Y es verdad, que hay espacios públicos que no serían lo mismo sin terrazas. Parecen haber sido pensados para plantar en ellos unas mesas, unas sillas y unas cuantas personas alrededor de unas cañas. Son lugares en los que uno se refugia. Que le piden salir de casa. Hay otros que son todo lo contrario de lo que uno espera para plantar una terraza.

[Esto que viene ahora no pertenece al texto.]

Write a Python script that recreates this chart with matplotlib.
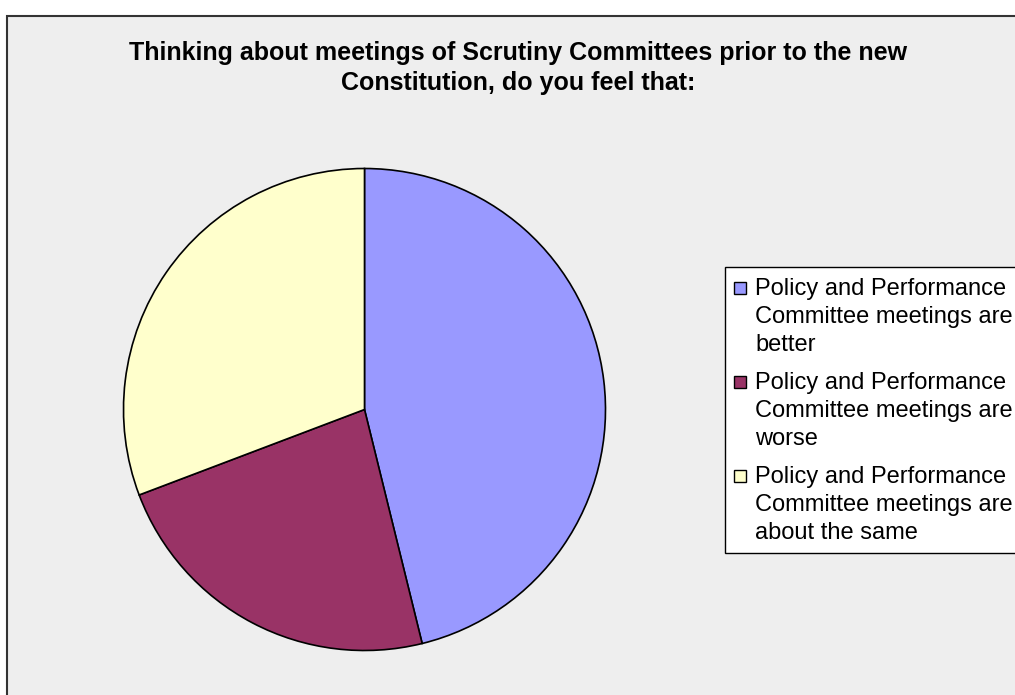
import matplotlib
matplotlib.use("Agg")
import matplotlib.pyplot as plt
from matplotlib.patches import Rectangle

# Survey answers (number of respondents)
labels = [
    "Policy and Performance\nCommittee meetings are\nbetter",
    "Policy and Performance\nCommittee meetings are\nworse",
    "Policy and Performance\nCommittee meetings are\nabout the same",
]
counts = [6, 3, 4]
colors = ["#9999FF", "#993366", "#FFFFCC"]
title = ("Thinking about meetings of Scrutiny Committees prior to the new\n"
         "Constitution, do you feel that:")

W, H = 1015, 695
fig = plt.figure(figsize=(W / 100, H / 100), dpi=100)
plt.rcParams["font.family"] = ["Liberation Sans", "DejaVu Sans"]

# full-figure axes in pixel units for the chart area, title and legend
bg = fig.add_axes([0, 0, 1, 1])
bg.set_xlim(0, W)
bg.set_ylim(H, 0)
bg.axis("off")
bg.add_patch(Rectangle((7, 16), W + 20, H + 20, facecolor="#EEEEEE",
                       edgecolor="#333333", lw=1.5))

bg.text(518.5, 41, title, ha="center", va="top", fontsize=18,
        fontweight="bold", linespacing=1.33)

# pie axes: centre (364.5, 409.5) px, radius 241 px
cx, cy, r = 364.5, 409.5, 241
pie_ax = fig.add_axes([(cx - r) / W, (H - cy - r) / H, 2 * r / W, 2 * r / H])
pie_ax.pie(counts, colors=colors, startangle=90, counterclock=False,
           wedgeprops=dict(edgecolor="black", linewidth=1.2))
pie_ax.set_xlim(-1, 1)
pie_ax.set_ylim(-1, 1)
pie_ax.patch.set_visible(False)

# legend box
bg.add_patch(Rectangle((725, 267), 400, 286, facecolor="white",
                       edgecolor="black", lw=1.0))
y0 = 288
for i, (lab, col) in enumerate(zip(labels, colors)):
    y = y0 + i * 94
    bg.add_patch(Rectangle((734, y - 6), 12, 12, facecolor=col,
                           edgecolor="black", lw=1.0))
    bg.text(755, y - 10, lab, ha="left", va="top", fontsize=17,
            linespacing=1.36)

fig.savefig("out.png", dpi=100)
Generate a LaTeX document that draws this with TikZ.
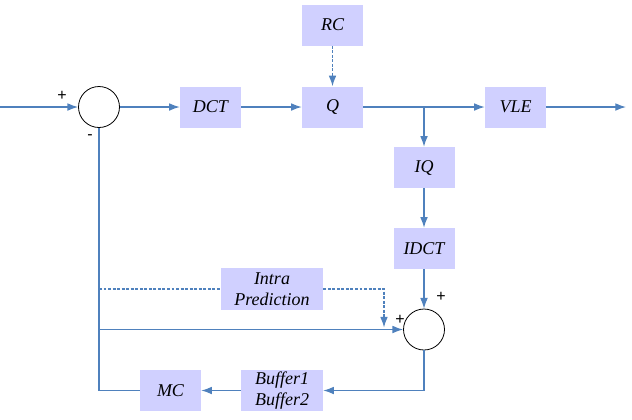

En Ciudad Real, la Plaza Mayor es uno de esos lugares ideales, con su estructura de soportales como el tipo de plaza mayor que se impuso en toda España en el siglo XVII como lugar central de celebración. El problema es que en cuanto uno traspasa el límite de sombra de sus soportales el infierno está servido. Como en muchas plazas remodeladas, el dilema entre gozar de su arquitectura y la belleza indudable de su geometría sin obstáculos para la vista, se impuso sobre la opción de la plaza-parque en la que los acogedores árboles cegarían la perspectiva de su armonía arquitectónica. Los árboles, en definitiva, no nos dejarían ver el bosque que Fisac ideó. Es en su centro una de esas “plazas duras” difíciles de habitar, una antinomia arquitectónica de difícil resolución, si partimos de que ante todo el urbanismo y la Arquitectura deben estar al servicio de la persona que habita sus edificios y la que transita por sus calles.

Por eso, lo de los toldos en la plaza, una idea que los toledanos llevan practicando siglos por el Corpus, le parece a uno una buena solución de compromiso entre arquitectura y comodidad del ciudadano, y ahí están los paraguas de alguna calle de Valdepeñas para confirmarlo.